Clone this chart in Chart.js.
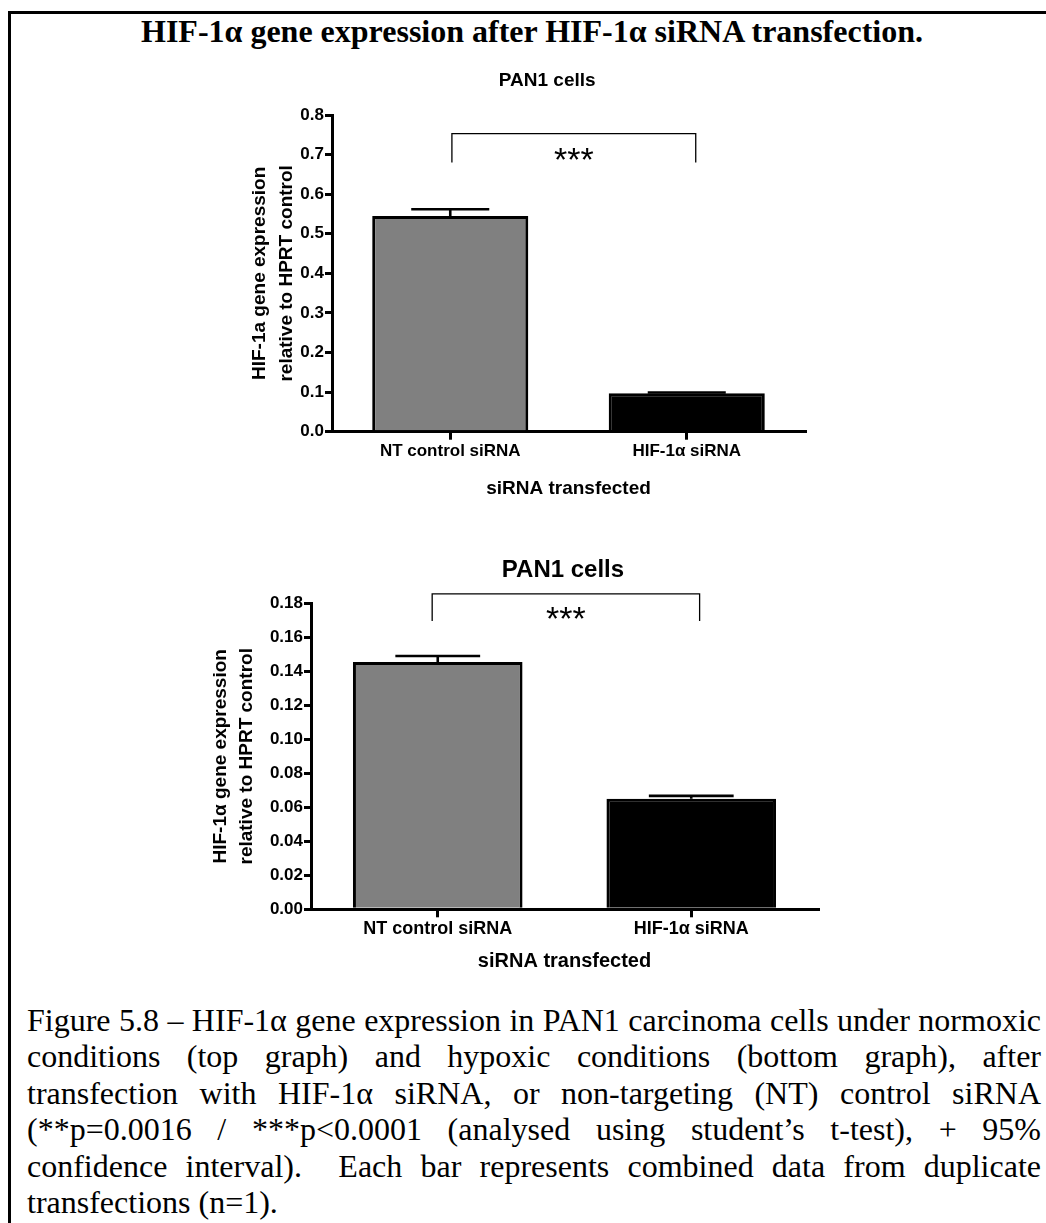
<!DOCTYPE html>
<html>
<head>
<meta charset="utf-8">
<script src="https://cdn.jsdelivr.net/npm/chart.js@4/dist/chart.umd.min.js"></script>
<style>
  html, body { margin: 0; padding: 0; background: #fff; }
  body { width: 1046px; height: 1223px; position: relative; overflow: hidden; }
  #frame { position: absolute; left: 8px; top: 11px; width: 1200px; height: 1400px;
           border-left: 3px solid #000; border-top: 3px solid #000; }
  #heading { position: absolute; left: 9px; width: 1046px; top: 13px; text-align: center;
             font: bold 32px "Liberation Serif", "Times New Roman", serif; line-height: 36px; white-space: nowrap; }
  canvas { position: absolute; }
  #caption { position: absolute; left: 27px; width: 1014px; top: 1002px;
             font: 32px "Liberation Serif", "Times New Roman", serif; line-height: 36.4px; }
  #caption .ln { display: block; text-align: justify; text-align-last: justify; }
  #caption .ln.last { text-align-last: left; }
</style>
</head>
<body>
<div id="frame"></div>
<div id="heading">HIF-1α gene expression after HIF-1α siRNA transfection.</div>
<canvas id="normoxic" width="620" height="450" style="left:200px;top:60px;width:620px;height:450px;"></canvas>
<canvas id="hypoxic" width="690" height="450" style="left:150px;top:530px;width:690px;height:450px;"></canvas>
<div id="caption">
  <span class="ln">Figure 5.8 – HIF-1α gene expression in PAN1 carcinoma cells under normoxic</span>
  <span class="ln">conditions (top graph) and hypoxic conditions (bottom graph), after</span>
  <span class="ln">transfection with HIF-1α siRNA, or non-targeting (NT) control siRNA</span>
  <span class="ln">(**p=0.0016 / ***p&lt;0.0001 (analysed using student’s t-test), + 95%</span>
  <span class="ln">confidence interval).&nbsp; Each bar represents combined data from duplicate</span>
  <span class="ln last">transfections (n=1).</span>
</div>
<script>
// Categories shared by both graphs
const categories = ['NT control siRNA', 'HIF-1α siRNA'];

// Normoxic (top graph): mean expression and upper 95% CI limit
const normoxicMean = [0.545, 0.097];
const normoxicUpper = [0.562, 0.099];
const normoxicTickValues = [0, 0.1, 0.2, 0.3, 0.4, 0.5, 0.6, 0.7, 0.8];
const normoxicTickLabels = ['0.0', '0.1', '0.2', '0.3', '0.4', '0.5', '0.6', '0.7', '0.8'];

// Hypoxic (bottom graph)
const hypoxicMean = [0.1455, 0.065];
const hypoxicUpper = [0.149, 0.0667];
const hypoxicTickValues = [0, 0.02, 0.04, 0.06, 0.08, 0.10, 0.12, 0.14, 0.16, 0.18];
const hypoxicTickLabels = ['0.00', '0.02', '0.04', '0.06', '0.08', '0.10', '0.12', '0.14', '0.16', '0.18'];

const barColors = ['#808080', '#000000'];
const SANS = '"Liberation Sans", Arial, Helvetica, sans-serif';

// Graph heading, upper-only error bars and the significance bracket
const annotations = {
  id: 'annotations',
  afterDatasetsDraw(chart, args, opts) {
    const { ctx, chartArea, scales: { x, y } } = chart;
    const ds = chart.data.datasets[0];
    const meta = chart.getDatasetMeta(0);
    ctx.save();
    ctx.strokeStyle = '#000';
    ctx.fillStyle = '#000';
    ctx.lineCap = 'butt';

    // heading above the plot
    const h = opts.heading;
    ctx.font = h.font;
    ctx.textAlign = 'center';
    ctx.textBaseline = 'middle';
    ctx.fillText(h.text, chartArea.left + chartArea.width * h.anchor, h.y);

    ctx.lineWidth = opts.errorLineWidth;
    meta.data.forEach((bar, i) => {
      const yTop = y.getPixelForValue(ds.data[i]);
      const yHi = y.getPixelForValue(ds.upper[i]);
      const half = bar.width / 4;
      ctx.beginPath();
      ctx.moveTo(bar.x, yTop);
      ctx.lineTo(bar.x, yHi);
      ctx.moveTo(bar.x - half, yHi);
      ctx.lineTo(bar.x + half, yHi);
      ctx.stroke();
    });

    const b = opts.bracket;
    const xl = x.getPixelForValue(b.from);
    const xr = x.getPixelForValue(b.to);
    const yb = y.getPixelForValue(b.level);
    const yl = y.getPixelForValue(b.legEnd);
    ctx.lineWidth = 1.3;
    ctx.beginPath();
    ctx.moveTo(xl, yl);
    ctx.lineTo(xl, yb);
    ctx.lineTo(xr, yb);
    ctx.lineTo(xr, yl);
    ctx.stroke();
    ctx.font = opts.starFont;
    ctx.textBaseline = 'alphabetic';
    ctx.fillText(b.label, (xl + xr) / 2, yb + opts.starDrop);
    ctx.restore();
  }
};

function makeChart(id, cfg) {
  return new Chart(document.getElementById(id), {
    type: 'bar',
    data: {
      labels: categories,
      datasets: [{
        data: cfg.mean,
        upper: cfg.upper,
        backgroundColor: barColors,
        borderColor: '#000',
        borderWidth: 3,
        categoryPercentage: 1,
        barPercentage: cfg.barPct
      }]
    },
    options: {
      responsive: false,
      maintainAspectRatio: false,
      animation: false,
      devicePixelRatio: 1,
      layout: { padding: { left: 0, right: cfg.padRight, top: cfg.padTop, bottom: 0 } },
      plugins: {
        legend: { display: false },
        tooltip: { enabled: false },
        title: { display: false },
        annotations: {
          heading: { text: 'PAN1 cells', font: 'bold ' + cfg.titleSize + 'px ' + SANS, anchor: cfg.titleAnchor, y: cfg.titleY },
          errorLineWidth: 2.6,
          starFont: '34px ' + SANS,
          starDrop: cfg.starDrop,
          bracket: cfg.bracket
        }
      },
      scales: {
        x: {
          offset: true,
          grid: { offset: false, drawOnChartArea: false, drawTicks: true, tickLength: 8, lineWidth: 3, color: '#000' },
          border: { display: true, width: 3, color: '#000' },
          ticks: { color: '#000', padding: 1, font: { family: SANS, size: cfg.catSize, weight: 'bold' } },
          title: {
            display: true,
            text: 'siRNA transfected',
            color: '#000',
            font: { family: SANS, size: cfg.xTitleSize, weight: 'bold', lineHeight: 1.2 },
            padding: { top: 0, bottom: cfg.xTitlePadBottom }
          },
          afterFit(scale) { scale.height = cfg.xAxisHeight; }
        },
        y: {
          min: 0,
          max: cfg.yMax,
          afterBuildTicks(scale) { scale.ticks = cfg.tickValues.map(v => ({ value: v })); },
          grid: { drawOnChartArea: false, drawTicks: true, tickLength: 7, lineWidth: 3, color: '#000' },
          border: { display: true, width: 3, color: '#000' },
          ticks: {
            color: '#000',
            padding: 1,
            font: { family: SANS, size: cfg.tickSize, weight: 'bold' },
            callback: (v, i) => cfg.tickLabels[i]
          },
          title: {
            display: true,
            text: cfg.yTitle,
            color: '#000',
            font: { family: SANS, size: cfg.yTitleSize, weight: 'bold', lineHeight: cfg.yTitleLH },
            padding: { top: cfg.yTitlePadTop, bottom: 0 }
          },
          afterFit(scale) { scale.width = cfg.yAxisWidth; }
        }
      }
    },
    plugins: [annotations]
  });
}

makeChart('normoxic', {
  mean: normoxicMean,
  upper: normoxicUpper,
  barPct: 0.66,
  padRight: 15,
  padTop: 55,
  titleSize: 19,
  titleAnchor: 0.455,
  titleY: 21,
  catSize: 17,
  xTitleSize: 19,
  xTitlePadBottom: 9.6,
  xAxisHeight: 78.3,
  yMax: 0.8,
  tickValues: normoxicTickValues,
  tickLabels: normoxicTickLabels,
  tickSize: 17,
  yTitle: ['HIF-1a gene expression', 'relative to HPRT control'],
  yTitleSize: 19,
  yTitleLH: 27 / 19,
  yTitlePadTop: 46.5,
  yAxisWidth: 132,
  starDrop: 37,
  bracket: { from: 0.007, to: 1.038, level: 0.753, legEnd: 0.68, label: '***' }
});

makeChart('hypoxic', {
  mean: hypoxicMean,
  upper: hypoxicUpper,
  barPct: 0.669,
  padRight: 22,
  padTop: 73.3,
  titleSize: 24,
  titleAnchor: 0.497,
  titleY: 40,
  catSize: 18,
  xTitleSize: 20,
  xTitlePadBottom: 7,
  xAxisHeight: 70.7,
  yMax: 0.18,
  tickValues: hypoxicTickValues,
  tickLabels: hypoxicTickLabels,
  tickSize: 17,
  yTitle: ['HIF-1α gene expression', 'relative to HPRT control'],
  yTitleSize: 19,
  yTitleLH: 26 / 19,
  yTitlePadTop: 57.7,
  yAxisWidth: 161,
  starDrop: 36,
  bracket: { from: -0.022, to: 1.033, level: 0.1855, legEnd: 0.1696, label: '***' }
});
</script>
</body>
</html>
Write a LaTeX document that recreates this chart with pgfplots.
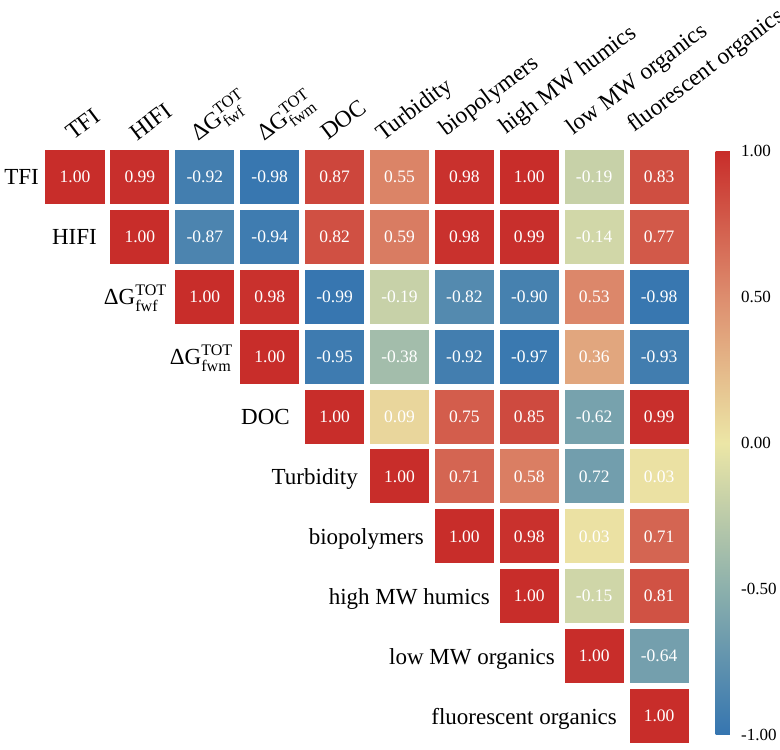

* * * * *

**Exercise task**: Single out each line of the records above with the string "this" in it, and copy it.

**The answer**:
Clone this chart in Chart.js.
Write a LaTeX document that recreates this chart with pgfplots.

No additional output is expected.